» **Required task**
Copy out the data exactly, leaving the pictures behind.

» **Recorded information**
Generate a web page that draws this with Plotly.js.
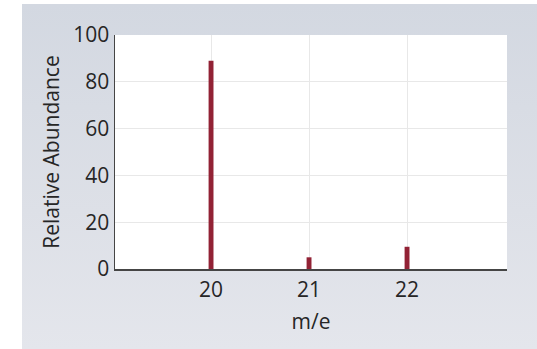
<!DOCTYPE html>
<html>
<head>
<meta charset="utf-8">
<script src="https://cdn.plot.ly/plotly-3.0.1.min.js"></script>
<style>
  html, body { margin: 0; padding: 0; background: #ffffff; width: 537px; height: 349px; overflow: hidden; }
  #wrap { position: absolute; left: 22px; top: 4px; width: 515px; height: 345px;
          background: linear-gradient(180deg, #d3d8e1 0%, #dde0e7 60%, #e4e6ec 100%); }
  #chart { width: 515px; height: 345px; }
</style>
</head>
<body>
<div id="wrap"><div id="chart"></div></div>
<script>
const massToCharge = [20, 21, 22];
const relativeAbundance = [89, 5, 9.5];
const xTickLabels = ["20", "21", "22"];
const yTickValues = [0, 20, 40, 60, 80, 100];

const fontFamily = "'Open Sans', 'Noto Sans', sans-serif";
const textColor = '#262626';

const data = [{
  type: 'bar',
  x: massToCharge,
  y: relativeAbundance,
  width: 0.05,
  marker: { color: '#922235', line: { width: 0 } },
  hoverinfo: 'x+y'
}];

const layout = {
  width: 515,
  height: 345,
  margin: { l: 93, r: 30, t: 31, b: 80 },
  paper_bgcolor: 'rgba(0,0,0,0)',
  plot_bgcolor: '#ffffff',
  showlegend: false,
  font: { family: fontFamily, color: textColor, size: 21 },
  xaxis: {
    range: [19.02, 23.02],
    tickvals: massToCharge,
    ticktext: xTickLabels,
    showgrid: true,
    gridcolor: '#e8e8e8',
    gridwidth: 1,
    zeroline: false,
    showline: true,
    linecolor: '#454545',
    linewidth: 1.5,
    ticks: '',
    ticklabelstandoff: 1,
    tickfont: { family: fontFamily, size: 21, color: textColor },
    title: { text: 'm/e', font: { family: fontFamily, size: 21, color: textColor }, standoff: 12 },
    fixedrange: true
  },
  yaxis: {
    range: [0, 100],
    tickvals: yTickValues,
    ticktext: yTickValues.map(String),
    showgrid: true,
    gridcolor: '#e8e8e8',
    gridwidth: 1,
    zeroline: false,
    showline: true,
    linecolor: '#454545',
    linewidth: 1.5,
    ticks: '',
    ticklabelstandoff: 0,
    tickfont: { family: fontFamily, size: 21, color: textColor },
    title: { text: 'Relative Abundance', font: { family: fontFamily, size: 21, color: textColor }, standoff: 8 },
    fixedrange: true
  }
};

Plotly.newPlot('chart', data, layout, { displayModeBar: false, staticPlot: true });
</script>
</body>
</html>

» **Reply**
Generate a web page that draws this with Plotly.js.
<!DOCTYPE html>
<html>
<head>
<meta charset="utf-8">
<script src="https://cdn.plot.ly/plotly-3.0.1.min.js"></script>
<style>
  html, body { margin: 0; padding: 0; background: #ffffff; width: 537px; height: 349px; overflow: hidden; }
  #wrap { position: absolute; left: 22px; top: 4px; width: 515px; height: 345px;
          background: linear-gradient(180deg, #d3d8e1 0%, #dde0e7 60%, #e4e6ec 100%); }
  #chart { width: 515px; height: 345px; }
</style>
</head>
<body>
<div id="wrap"><div id="chart"></div></div>
<script>
const massToCharge = [20, 21, 22];
const relativeAbundance = [89, 5, 9.5];
const xTickLabels = ["20", "21", "22"];
const yTickValues = [0, 20, 40, 60, 80, 100];

const fontFamily = "'Open Sans', 'Noto Sans', sans-serif";
const textColor = '#262626';

const data = [{
  type: 'bar',
  x: massToCharge,
  y: relativeAbundance,
  width: 0.05,
  marker: { color: '#922235', line: { width: 0 } },
  hoverinfo: 'x+y'
}];

const layout = {
  width: 515,
  height: 345,
  margin: { l: 93, r: 30, t: 31, b: 80 },
  paper_bgcolor: 'rgba(0,0,0,0)',
  plot_bgcolor: '#ffffff',
  showlegend: false,
  font: { family: fontFamily, color: textColor, size: 21 },
  xaxis: {
    range: [19.02, 23.02],
    tickvals: massToCharge,
    ticktext: xTickLabels,
    showgrid: true,
    gridcolor: '#e8e8e8',
    gridwidth: 1,
    zeroline: false,
    showline: true,
    linecolor: '#454545',
    linewidth: 1.5,
    ticks: '',
    ticklabelstandoff: 1,
    tickfont: { family: fontFamily, size: 21, color: textColor },
    title: { text: 'm/e', font: { family: fontFamily, size: 21, color: textColor }, standoff: 12 },
    fixedrange: true
  },
  yaxis: {
    range: [0, 100],
    tickvals: yTickValues,
    ticktext: yTickValues.map(String),
    showgrid: true,
    gridcolor: '#e8e8e8',
    gridwidth: 1,
    zeroline: false,
    showline: true,
    linecolor: '#454545',
    linewidth: 1.5,
    ticks: '',
    ticklabelstandoff: 0,
    tickfont: { family: fontFamily, size: 21, color: textColor },
    title: { text: 'Relative Abundance', font: { family: fontFamily, size: 21, color: textColor }, standoff: 8 },
    fixedrange: true
  }
};

Plotly.newPlot('chart', data, layout, { displayModeBar: false, staticPlot: true });
</script>
</body>
</html>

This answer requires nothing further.